Exercise prompt → Your task is to repeat the entries exactly. Leave the pictures out.

● ● ●

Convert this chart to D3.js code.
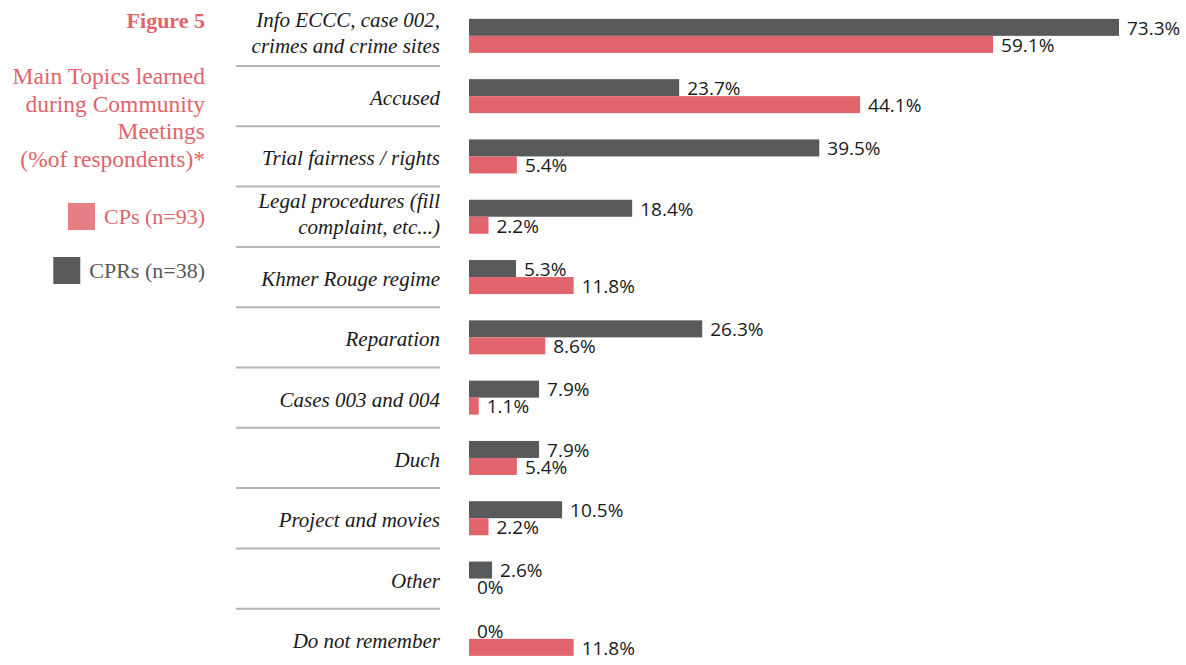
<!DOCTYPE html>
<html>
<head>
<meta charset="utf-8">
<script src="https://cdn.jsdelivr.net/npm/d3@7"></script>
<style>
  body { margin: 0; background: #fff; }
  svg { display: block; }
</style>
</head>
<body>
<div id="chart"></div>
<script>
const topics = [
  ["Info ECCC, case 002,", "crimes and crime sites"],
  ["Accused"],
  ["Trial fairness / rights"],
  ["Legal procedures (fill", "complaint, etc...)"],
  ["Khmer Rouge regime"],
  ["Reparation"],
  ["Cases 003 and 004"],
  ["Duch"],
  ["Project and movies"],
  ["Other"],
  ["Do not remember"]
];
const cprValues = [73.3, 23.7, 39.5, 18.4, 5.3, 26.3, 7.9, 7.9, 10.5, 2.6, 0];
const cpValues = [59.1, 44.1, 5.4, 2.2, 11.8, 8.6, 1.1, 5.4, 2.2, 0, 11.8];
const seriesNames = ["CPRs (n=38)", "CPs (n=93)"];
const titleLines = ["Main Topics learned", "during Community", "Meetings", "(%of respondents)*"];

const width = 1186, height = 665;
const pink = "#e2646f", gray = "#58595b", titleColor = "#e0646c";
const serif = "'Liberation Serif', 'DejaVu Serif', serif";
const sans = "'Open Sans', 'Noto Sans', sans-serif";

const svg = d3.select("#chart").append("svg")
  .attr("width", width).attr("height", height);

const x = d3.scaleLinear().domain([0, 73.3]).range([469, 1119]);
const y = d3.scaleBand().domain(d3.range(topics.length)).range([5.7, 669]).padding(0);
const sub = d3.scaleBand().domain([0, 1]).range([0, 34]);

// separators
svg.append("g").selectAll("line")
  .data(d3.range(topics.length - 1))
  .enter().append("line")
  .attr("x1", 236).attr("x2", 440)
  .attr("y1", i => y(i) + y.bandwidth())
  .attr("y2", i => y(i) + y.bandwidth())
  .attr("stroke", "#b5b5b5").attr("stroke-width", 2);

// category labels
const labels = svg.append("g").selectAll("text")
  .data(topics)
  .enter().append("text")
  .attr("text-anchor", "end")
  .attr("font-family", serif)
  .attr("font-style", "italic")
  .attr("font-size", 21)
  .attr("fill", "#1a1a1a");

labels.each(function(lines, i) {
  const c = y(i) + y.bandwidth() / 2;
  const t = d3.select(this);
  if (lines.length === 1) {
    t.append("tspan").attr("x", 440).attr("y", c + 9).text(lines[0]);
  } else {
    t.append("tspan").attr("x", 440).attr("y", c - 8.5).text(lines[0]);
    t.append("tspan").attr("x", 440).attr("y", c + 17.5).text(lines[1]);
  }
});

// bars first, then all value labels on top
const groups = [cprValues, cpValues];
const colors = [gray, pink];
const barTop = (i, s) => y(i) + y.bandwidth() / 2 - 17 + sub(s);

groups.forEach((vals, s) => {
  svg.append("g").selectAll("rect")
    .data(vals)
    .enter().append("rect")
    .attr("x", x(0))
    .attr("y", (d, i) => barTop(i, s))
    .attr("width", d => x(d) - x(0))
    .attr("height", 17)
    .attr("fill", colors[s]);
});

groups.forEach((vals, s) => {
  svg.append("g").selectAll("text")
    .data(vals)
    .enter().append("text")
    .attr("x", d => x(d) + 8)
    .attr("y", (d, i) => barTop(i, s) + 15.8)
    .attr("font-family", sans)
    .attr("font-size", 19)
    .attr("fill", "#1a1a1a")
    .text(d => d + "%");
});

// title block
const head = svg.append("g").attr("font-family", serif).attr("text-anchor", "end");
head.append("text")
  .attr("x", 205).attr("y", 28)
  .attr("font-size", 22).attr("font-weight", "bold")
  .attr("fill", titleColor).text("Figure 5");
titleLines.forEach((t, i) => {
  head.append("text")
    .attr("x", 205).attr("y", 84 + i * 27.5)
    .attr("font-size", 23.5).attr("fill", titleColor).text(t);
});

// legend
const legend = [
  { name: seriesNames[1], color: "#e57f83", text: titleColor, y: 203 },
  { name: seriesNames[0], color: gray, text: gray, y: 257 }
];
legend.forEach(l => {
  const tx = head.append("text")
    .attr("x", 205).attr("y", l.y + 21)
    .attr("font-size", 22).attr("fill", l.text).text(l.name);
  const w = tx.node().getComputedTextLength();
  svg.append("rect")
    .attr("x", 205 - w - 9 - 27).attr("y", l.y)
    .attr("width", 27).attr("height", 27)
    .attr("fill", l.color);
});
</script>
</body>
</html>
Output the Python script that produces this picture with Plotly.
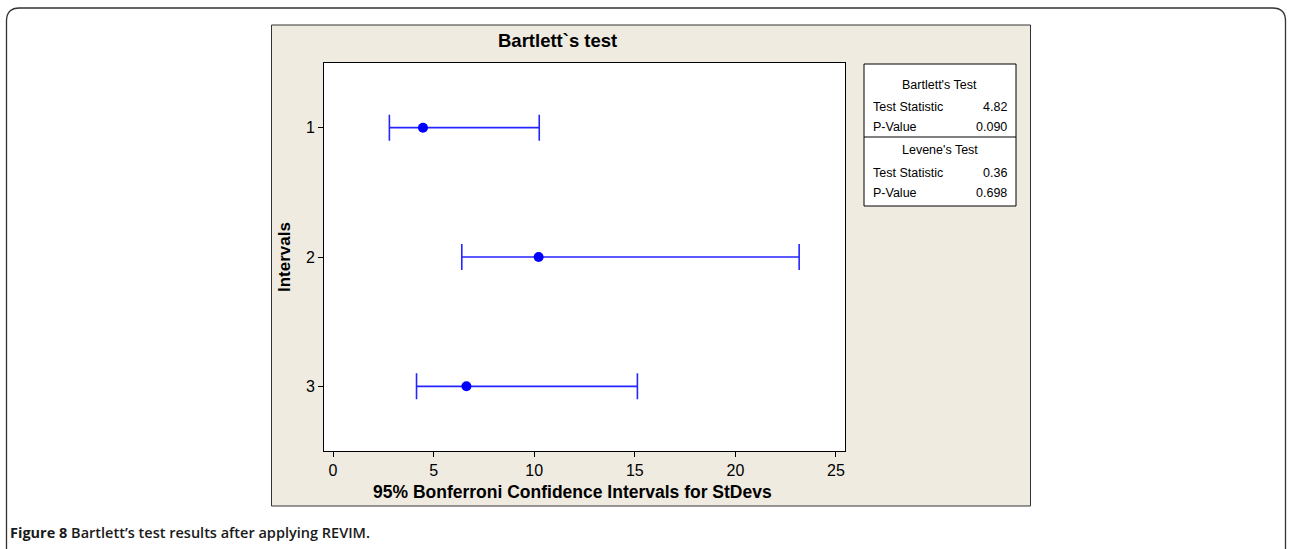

● ● ●

Task output →
Convert this chart to D3.js code.
<!DOCTYPE html>
<html>
<head>
<meta charset="utf-8">
<script src="https://cdn.jsdelivr.net/npm/d3@7"></script>
<style>
  body { margin: 0; background: #fff; }
  svg { display: block; }
</style>
</head>
<body>
<div id="chart"></div>
<script>
const topics = [
  ["Info ECCC, case 002,", "crimes and crime sites"],
  ["Accused"],
  ["Trial fairness / rights"],
  ["Legal procedures (fill", "complaint, etc...)"],
  ["Khmer Rouge regime"],
  ["Reparation"],
  ["Cases 003 and 004"],
  ["Duch"],
  ["Project and movies"],
  ["Other"],
  ["Do not remember"]
];
const cprValues = [73.3, 23.7, 39.5, 18.4, 5.3, 26.3, 7.9, 7.9, 10.5, 2.6, 0];
const cpValues = [59.1, 44.1, 5.4, 2.2, 11.8, 8.6, 1.1, 5.4, 2.2, 0, 11.8];
const seriesNames = ["CPRs (n=38)", "CPs (n=93)"];
const titleLines = ["Main Topics learned", "during Community", "Meetings", "(%of respondents)*"];

const width = 1186, height = 665;
const pink = "#e2646f", gray = "#58595b", titleColor = "#e0646c";
const serif = "'Liberation Serif', 'DejaVu Serif', serif";
const sans = "'Open Sans', 'Noto Sans', sans-serif";

const svg = d3.select("#chart").append("svg")
  .attr("width", width).attr("height", height);

const x = d3.scaleLinear().domain([0, 73.3]).range([469, 1119]);
const y = d3.scaleBand().domain(d3.range(topics.length)).range([5.7, 669]).padding(0);
const sub = d3.scaleBand().domain([0, 1]).range([0, 34]);

// separators
svg.append("g").selectAll("line")
  .data(d3.range(topics.length - 1))
  .enter().append("line")
  .attr("x1", 236).attr("x2", 440)
  .attr("y1", i => y(i) + y.bandwidth())
  .attr("y2", i => y(i) + y.bandwidth())
  .attr("stroke", "#b5b5b5").attr("stroke-width", 2);

// category labels
const labels = svg.append("g").selectAll("text")
  .data(topics)
  .enter().append("text")
  .attr("text-anchor", "end")
  .attr("font-family", serif)
  .attr("font-style", "italic")
  .attr("font-size", 21)
  .attr("fill", "#1a1a1a");

labels.each(function(lines, i) {
  const c = y(i) + y.bandwidth() / 2;
  const t = d3.select(this);
  if (lines.length === 1) {
    t.append("tspan").attr("x", 440).attr("y", c + 9).text(lines[0]);
  } else {
    t.append("tspan").attr("x", 440).attr("y", c - 8.5).text(lines[0]);
    t.append("tspan").attr("x", 440).attr("y", c + 17.5).text(lines[1]);
  }
});

// bars first, then all value labels on top
const groups = [cprValues, cpValues];
const colors = [gray, pink];
const barTop = (i, s) => y(i) + y.bandwidth() / 2 - 17 + sub(s);

groups.forEach((vals, s) => {
  svg.append("g").selectAll("rect")
    .data(vals)
    .enter().append("rect")
    .attr("x", x(0))
    .attr("y", (d, i) => barTop(i, s))
    .attr("width", d => x(d) - x(0))
    .attr("height", 17)
    .attr("fill", colors[s]);
});

groups.forEach((vals, s) => {
  svg.append("g").selectAll("text")
    .data(vals)
    .enter().append("text")
    .attr("x", d => x(d) + 8)
    .attr("y", (d, i) => barTop(i, s) + 15.8)
    .attr("font-family", sans)
    .attr("font-size", 19)
    .attr("fill", "#1a1a1a")
    .text(d => d + "%");
});

// title block
const head = svg.append("g").attr("font-family", serif).attr("text-anchor", "end");
head.append("text")
  .attr("x", 205).attr("y", 28)
  .attr("font-size", 22).attr("font-weight", "bold")
  .attr("fill", titleColor).text("Figure 5");
titleLines.forEach((t, i) => {
  head.append("text")
    .attr("x", 205).attr("y", 84 + i * 27.5)
    .attr("font-size", 23.5).attr("fill", titleColor).text(t);
});

// legend
const legend = [
  { name: seriesNames[1], color: "#e57f83", text: titleColor, y: 203 },
  { name: seriesNames[0], color: gray, text: gray, y: 257 }
];
legend.forEach(l => {
  const tx = head.append("text")
    .attr("x", 205).attr("y", l.y + 21)
    .attr("font-size", 22).attr("fill", l.text).text(l.name);
  const w = tx.node().getComputedTextLength();
  svg.append("rect")
    .attr("x", 205 - w - 9 - 27).attr("y", l.y)
    .attr("width", 27).attr("height", 27)
    .attr("fill", l.color);
});
</script>
</body>
</html>
Output the Python script that produces this picture with Plotly.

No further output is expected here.